Containerized Shipping of Soybeans

March 17, 2022 Ohio Soybean Council

By Kayla Weaver

As the news shows ships full of cargo containers waiting in port, most Americans are anxious about being able to get the products inside. However, in agriculture, the questions are more about who gets those containers once emptied and if they can be loaded with soybeans before their return voyage.

According to Will McNair, oil and soyfood director at the U.S. Soybean Export Council, containerized soybean exports continue to be a small, yet steady and growing sector with consistent demand from soy food producers in Japan, Korea, and into other parts of Southeast Asia. Ohio farmers remain among top producers of food grade soybeans including the high-end identity preserved (IP) varieties that are preferred by the soyfood markets.

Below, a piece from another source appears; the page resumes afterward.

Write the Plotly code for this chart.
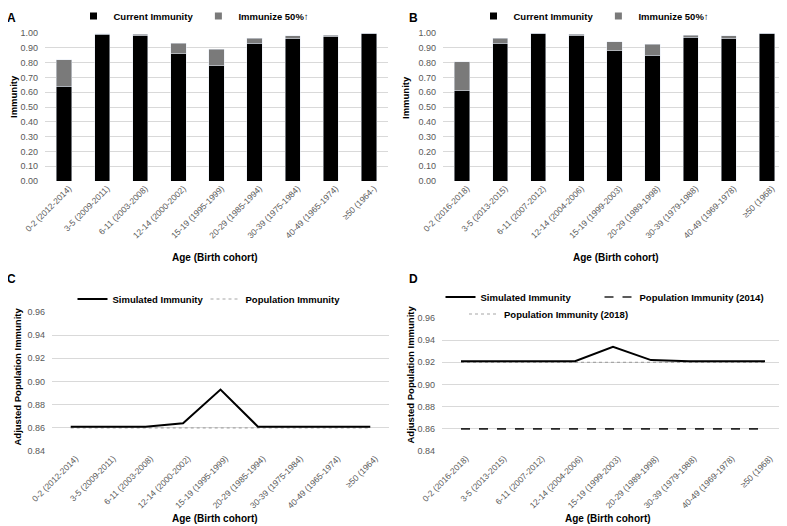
import plotly.graph_objects as go

# ---------------- data ----------------
cohorts_a = ["0-2 (2012-2014)", "3-5 (2009-2011)", "6-11 (2003-2008)", "12-14 (2000-2002)",
             "15-19 (1995-1999)", "20-29 (1985-1994)", "30-39 (1975-1984)", "40-49 (1965-1974)",
             "≥50 (1964-)"]
cohorts_b = ["0-2 (2016-2018)", "3-5 (2013-2015)", "6-11 (2007-2012)", "12-14 (2004-2006)",
             "15-19 (1999-2003)", "20-29 (1989-1998)", "30-39 (1979-1988)", "40-49 (1969-1978)",
             "≥50 (1968)"]
cohorts_c = ["0-2 (2012-2014)", "3-5 (2009-2011)", "6-11 (2003-2008)", "12-14 (2000-2002)",
             "15-19 (1995-1999)", "20-29 (1985-1994)", "30-39 (1975-1984)", "40-49 (1965-1974)",
             "≥50 (1964)"]
cohorts_d = cohorts_b

current_a = [0.64, 0.99, 0.98, 0.86, 0.78, 0.93, 0.96, 0.975, 1.00]
added_a = [0.18, 0.005, 0.01, 0.07, 0.11, 0.035, 0.02, 0.01, 0.0]
current_b = [0.61, 0.93, 1.00, 0.98, 0.88, 0.85, 0.97, 0.96, 1.00]
added_b = [0.195, 0.035, 0.0, 0.01, 0.06, 0.075, 0.015, 0.02, 0.0]

simulated_c = [0.861, 0.861, 0.861, 0.864, 0.893, 0.861, 0.861, 0.861, 0.861]
population_c = [0.860, 0.860, 0.860, 0.860, 0.860, 0.860, 0.860, 0.860, 0.860]
simulated_d = [0.921, 0.921, 0.921, 0.921, 0.934, 0.922, 0.921, 0.921, 0.921]
population_d_2014 = [0.860, 0.860, 0.860, 0.860, 0.860, 0.860, 0.860, 0.860, 0.860]
population_d_2018 = [0.920, 0.920, 0.920, 0.920, 0.920, 0.920, 0.920, 0.920, 0.920]

# ---------------- styling ----------------
# the page body has an 8px default margin, so the figure is sized to fill the rest of the window
OX, OY = 8, 8
W, H = 787 - OX, 526 - OY
FONT = "Liberation Sans, Arial, sans-serif"
TICK = "#595959"
GRID = "#d9d9d9"
BLACK = "#000000"
GRAY = "#7a7a7a"
LIGHT = "#a6a6a6"


def px(x):
    return (x - OX) / W


def py(y):
    return 1 - (y - OY) / H


fig = go.Figure()

# Panel A bars
fig.add_bar(x=cohorts_a, y=current_a, marker_color=BLACK, xaxis="x", yaxis="y",
            showlegend=False, name="Current Immunity")
fig.add_bar(x=cohorts_a, y=added_a, marker_color=GRAY, xaxis="x", yaxis="y",
            showlegend=False, name="Immunize 50%↑")
fig.add_scatter(x=[None], y=[None], mode="markers", marker=dict(symbol="square", size=7, color=BLACK),
                name="<b>Current Immunity</b>", legend="legend", legendrank=1, xaxis="x", yaxis="y")
fig.add_scatter(x=[None], y=[None], mode="markers", marker=dict(symbol="square", size=7, color=GRAY),
                name="<b>Immunize 50%↑</b>", legend="legend", legendrank=2, xaxis="x", yaxis="y")

# Panel B bars
fig.add_bar(x=cohorts_b, y=current_b, marker_color=BLACK, xaxis="x2", yaxis="y2",
            showlegend=False, name="Current Immunity")
fig.add_bar(x=cohorts_b, y=added_b, marker_color=GRAY, xaxis="x2", yaxis="y2",
            showlegend=False, name="Immunize 50%↑")
fig.add_scatter(x=[None], y=[None], mode="markers", marker=dict(symbol="square", size=7, color=BLACK),
                name="<b>Current Immunity</b>", legend="legend2", legendrank=1, xaxis="x2", yaxis="y2")
fig.add_scatter(x=[None], y=[None], mode="markers", marker=dict(symbol="square", size=7, color=GRAY),
                name="<b>Immunize 50%↑</b>", legend="legend2", legendrank=2, xaxis="x2", yaxis="y2")

# Panel C lines
fig.add_scatter(x=cohorts_c, y=population_c, mode="lines", line=dict(color=LIGHT, width=1.2, dash="dot"),
                name="<b>Population Immunity</b>", legend="legend3", legendrank=2, xaxis="x3", yaxis="y3")
fig.add_scatter(x=cohorts_c, y=simulated_c, mode="lines", line=dict(color=BLACK, width=2),
                name="<b>Simulated Immunity</b>", legend="legend3", legendrank=1, legendwidth=88,
                xaxis="x3", yaxis="y3")

# Panel D lines
fig.add_scatter(x=cohorts_d, y=population_d_2018, mode="lines", line=dict(color=LIGHT, width=1.2, dash="dot"),
                name="<b>Population Immunity (2018)</b>", legend="legend5", xaxis="x4", yaxis="y4")
fig.add_scatter(x=cohorts_d, y=population_d_2014, mode="lines", line=dict(color="#262626", width=1.6, dash="dash"),
                name="<b>Population Immunity (2014)</b>", legend="legend4", legendrank=2, xaxis="x4", yaxis="y4")
fig.add_scatter(x=cohorts_d, y=simulated_d, mode="lines", line=dict(color=BLACK, width=2),
                name="<b>Simulated Immunity</b>", legend="legend4", legendrank=1, legendwidth=114,
                xaxis="x4", yaxis="y4")

# ---------------- axes ----------------
xcommon = dict(type="category", tickangle=-45, tickfont=dict(size=8.5, color=TICK, family=FONT),
               showgrid=False, showline=False, zeroline=False, ticks="", fixedrange=True,
               automargin=False, ticklabelshift=5, range=[-0.5, 8.5])
ycommon = dict(tickfont=dict(size=9, color=TICK, family=FONT), showgrid=True, gridcolor=GRID,
               gridwidth=1, zeroline=False, showline=False, ticks="", tickformat=".2f",
               ticklabelstandoff=6, automargin=False)

top_y = [py(181), py(33)]
fig.update_layout(
    xaxis=dict(domain=[px(45), px(388)], anchor="y", **xcommon),
    yaxis=dict(domain=top_y, anchor="x", range=[0, 1], dtick=0.1, **ycommon),
    xaxis2=dict(domain=[px(443), px(786)], anchor="y2", **xcommon),
    yaxis2=dict(domain=top_y, anchor="x2", range=[0, 1], dtick=0.1, **ycommon),
    xaxis3=dict(domain=[px(52), px(389)], anchor="y3", **xcommon),
    yaxis3=dict(domain=[py(451), py(312)], anchor="x3", range=[0.84, 0.96], dtick=0.02, **ycommon),
    xaxis4=dict(domain=[px(442), px(784)], anchor="y4", **xcommon),
    yaxis4=dict(domain=[py(451), py(318)], anchor="x4", range=[0.84, 0.96], dtick=0.02, **ycommon),
)

legcommon = dict(orientation="h", font=dict(size=9.5, color="#000000", family=FONT),
                 bgcolor="rgba(0,0,0,0)", yanchor="middle", xanchor="center",
                 itemwidth=30, tracegroupgap=0, traceorder="normal")
fig.update_layout(
    legend=dict(x=px(194), y=py(16), **legcommon),
    legend2=dict(x=px(594), y=py(16), **legcommon),
    legend3=dict(x=px(209), y=py(299), **legcommon),
    legend4=dict(x=px(605), y=py(297), **legcommon),
    legend5=dict(x=px(549), y=py(314), **legcommon),
)

# ---------------- annotations ----------------
ann = []
for txt, x, y in [("A", 12, 17.5), ("B", 413, 17.5), ("C", 12, 279), ("D", 413, 279)]:
    ann.append(dict(text=f"<b>{txt}</b>", x=px(x), y=py(y), xref="paper", yref="paper",
                    xanchor="center", yanchor="middle",
                    showarrow=False, font=dict(size=12, family=FONT, color="#000")))
for x, y in [(215, 258), (616, 258), (215, 518), (608, 518)]:
    ann.append(dict(text="<b>Age (Birth cohort)</b>", x=px(x), y=py(y), xref="paper", yref="paper",
                    xanchor="center", yanchor="middle",
                    showarrow=False, font=dict(size=10, family=FONT, color="#000")))
for txt, x, y in [("Immunity", 13, 97), ("Immunity", 406, 98),
                  ("Adjusted Population Immunity", 16.5, 377), ("Adjusted Population Immunity", 409.5, 375)]:
    ann.append(dict(text=f"<b>{txt}</b>", x=px(x), y=py(y), xref="paper", yref="paper",
                    xanchor="center", yanchor="middle",
                    showarrow=False, textangle=-90, font=dict(size=9.5, family=FONT, color="#000")))

fig.update_layout(
    width=W, height=H, margin=dict(l=0, r=0, t=0, b=0, autoexpand=False),
    paper_bgcolor="white", plot_bgcolor="white",
    barmode="stack", bargap=0.6,
    font=dict(family=FONT),
    annotations=ann,
)

fig.write_html("out.html")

Integrity and traceability are the primary advantages of containers over bulk exports that see several points of consolidation in route from field to shipping port making a bean from Ohio indistinguishable from those of any other state. Using containers allows for smaller batches ensuring a consistent variety and allowing traceability back to farm where they were grown.

While the international demand for U.S. soybeans is steady, today’s supply chain system is not, as it continues to catch up with shifts and strains caused by the COVID-19 pandemic over the past two years. In addition to the overall supply chain train of closed ports and shortage of workers, soybean exports are seeing some unique challenges of their own. Mike Steenhoek, executive director of the Soy Transportation Coalition cited three major challenges for container shipping in agriculture:

  • Most often containers coming into the U.S. are unloaded at urban centers where the goal is to have them ready for return as quickly as possible. Ag production is often not adjacent to these areas and either the soybeans or containers must often travel anywhere from 100 to 300 miles to be loaded in containers, pushing against the desired flow of the supply chain.
  • Incoming containers with electronics or clothing weigh in around 12 metric tons while a container full of soybeans, or many other commodities, will exceed 20 metric tons — limiting the number of soybeans that can be loaded onto each vessel.
  • A bushel of soybeans has a very slim profit margin compared to a lot of retail items and counts on the large scale of millions of bushels to be economically viable. As containerized shipping costs increase, at some point it is no longer profitable to participate.

Domestically, Steenhoek points to labor shortages exacerbated by workforce competition as one of the biggest challenges for containerized exports. Trucks, barges and rail cars do not move without operators, and these positions have always been a struggle to fill — often requiring stretches of time away from home. Added competition comes from manufacturing, construction and, more recently, distribution centers that are offering wages and benefits that grain handlers are finding it increasingly harder to compete with.

While physical infrastructure is working as designed, these labor issues and shifts in consumer spending and demand have made availability and reliability of container shipping inconsistent creating additional cash flow concerns for some grain handlers. While the demand for soybean exports looks bright, it will likely take some time before the same can be said about an end to current issues and delays in container shipping.